## Problem description
Extract the whole listing as it stands. Do not include the pictures.

+-------+

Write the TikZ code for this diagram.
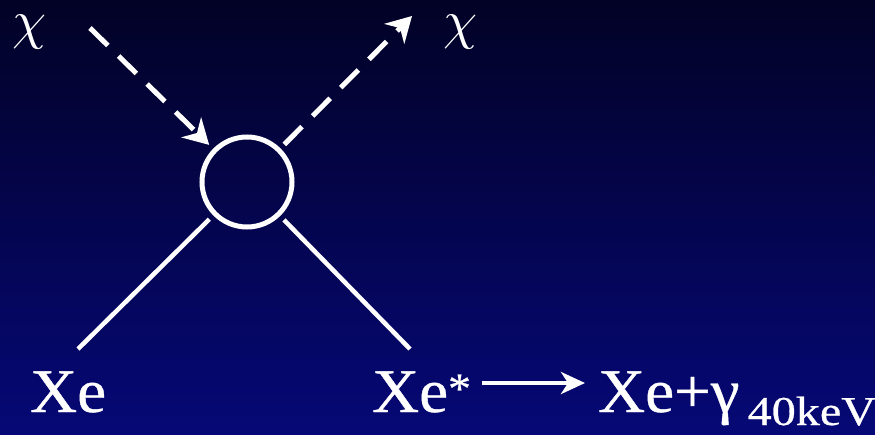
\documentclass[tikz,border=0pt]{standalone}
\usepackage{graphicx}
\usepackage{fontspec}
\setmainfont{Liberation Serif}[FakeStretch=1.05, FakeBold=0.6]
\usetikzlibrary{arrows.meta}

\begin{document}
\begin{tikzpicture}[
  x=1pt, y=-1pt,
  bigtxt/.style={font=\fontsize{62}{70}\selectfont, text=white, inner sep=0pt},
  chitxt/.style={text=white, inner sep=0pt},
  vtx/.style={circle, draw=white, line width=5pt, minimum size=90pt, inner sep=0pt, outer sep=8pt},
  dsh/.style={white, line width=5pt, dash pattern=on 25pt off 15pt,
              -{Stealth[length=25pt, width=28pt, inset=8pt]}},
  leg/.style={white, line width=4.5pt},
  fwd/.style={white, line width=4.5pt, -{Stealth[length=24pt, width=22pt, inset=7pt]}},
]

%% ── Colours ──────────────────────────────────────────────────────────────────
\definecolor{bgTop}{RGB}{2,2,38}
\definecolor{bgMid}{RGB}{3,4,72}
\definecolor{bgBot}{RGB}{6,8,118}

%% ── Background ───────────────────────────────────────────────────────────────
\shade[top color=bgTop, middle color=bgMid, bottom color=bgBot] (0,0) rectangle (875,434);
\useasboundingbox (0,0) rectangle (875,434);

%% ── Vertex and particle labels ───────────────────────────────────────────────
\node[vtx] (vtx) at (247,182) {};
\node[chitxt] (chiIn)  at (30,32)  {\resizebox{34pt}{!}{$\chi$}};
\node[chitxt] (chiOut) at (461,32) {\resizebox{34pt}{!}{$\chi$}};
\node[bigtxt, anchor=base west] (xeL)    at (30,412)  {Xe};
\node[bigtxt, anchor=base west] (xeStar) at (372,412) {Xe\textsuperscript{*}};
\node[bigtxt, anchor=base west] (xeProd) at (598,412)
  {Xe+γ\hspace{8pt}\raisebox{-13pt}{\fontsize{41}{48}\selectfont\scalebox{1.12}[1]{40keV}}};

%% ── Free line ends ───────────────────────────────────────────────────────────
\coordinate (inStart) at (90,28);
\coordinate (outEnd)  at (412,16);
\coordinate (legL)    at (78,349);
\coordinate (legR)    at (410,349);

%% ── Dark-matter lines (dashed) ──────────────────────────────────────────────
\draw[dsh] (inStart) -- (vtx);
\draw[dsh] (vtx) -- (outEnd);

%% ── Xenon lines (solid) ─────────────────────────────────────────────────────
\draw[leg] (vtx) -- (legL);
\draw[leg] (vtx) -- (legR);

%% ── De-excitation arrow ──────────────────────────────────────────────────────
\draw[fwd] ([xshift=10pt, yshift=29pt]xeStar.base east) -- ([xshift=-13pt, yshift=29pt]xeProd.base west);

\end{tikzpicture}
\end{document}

+-------+

## Task solution
Write the TikZ code for this diagram.
\documentclass[tikz,border=0pt]{standalone}
\usepackage{graphicx}
\usepackage{fontspec}
\setmainfont{Liberation Serif}[FakeStretch=1.05, FakeBold=0.6]
\usetikzlibrary{arrows.meta}

\begin{document}
\begin{tikzpicture}[
  x=1pt, y=-1pt,
  bigtxt/.style={font=\fontsize{62}{70}\selectfont, text=white, inner sep=0pt},
  chitxt/.style={text=white, inner sep=0pt},
  vtx/.style={circle, draw=white, line width=5pt, minimum size=90pt, inner sep=0pt, outer sep=8pt},
  dsh/.style={white, line width=5pt, dash pattern=on 25pt off 15pt,
              -{Stealth[length=25pt, width=28pt, inset=8pt]}},
  leg/.style={white, line width=4.5pt},
  fwd/.style={white, line width=4.5pt, -{Stealth[length=24pt, width=22pt, inset=7pt]}},
]

%% ── Colours ──────────────────────────────────────────────────────────────────
\definecolor{bgTop}{RGB}{2,2,38}
\definecolor{bgMid}{RGB}{3,4,72}
\definecolor{bgBot}{RGB}{6,8,118}

%% ── Background ───────────────────────────────────────────────────────────────
\shade[top color=bgTop, middle color=bgMid, bottom color=bgBot] (0,0) rectangle (875,434);
\useasboundingbox (0,0) rectangle (875,434);

%% ── Vertex and particle labels ───────────────────────────────────────────────
\node[vtx] (vtx) at (247,182) {};
\node[chitxt] (chiIn)  at (30,32)  {\resizebox{34pt}{!}{$\chi$}};
\node[chitxt] (chiOut) at (461,32) {\resizebox{34pt}{!}{$\chi$}};
\node[bigtxt, anchor=base west] (xeL)    at (30,412)  {Xe};
\node[bigtxt, anchor=base west] (xeStar) at (372,412) {Xe\textsuperscript{*}};
\node[bigtxt, anchor=base west] (xeProd) at (598,412)
  {Xe+γ\hspace{8pt}\raisebox{-13pt}{\fontsize{41}{48}\selectfont\scalebox{1.12}[1]{40keV}}};

%% ── Free line ends ───────────────────────────────────────────────────────────
\coordinate (inStart) at (90,28);
\coordinate (outEnd)  at (412,16);
\coordinate (legL)    at (78,349);
\coordinate (legR)    at (410,349);

%% ── Dark-matter lines (dashed) ──────────────────────────────────────────────
\draw[dsh] (inStart) -- (vtx);
\draw[dsh] (vtx) -- (outEnd);

%% ── Xenon lines (solid) ─────────────────────────────────────────────────────
\draw[leg] (vtx) -- (legL);
\draw[leg] (vtx) -- (legR);

%% ── De-excitation arrow ──────────────────────────────────────────────────────
\draw[fwd] ([xshift=10pt, yshift=29pt]xeStar.base east) -- ([xshift=-13pt, yshift=29pt]xeProd.base west);

\end{tikzpicture}
\end{document}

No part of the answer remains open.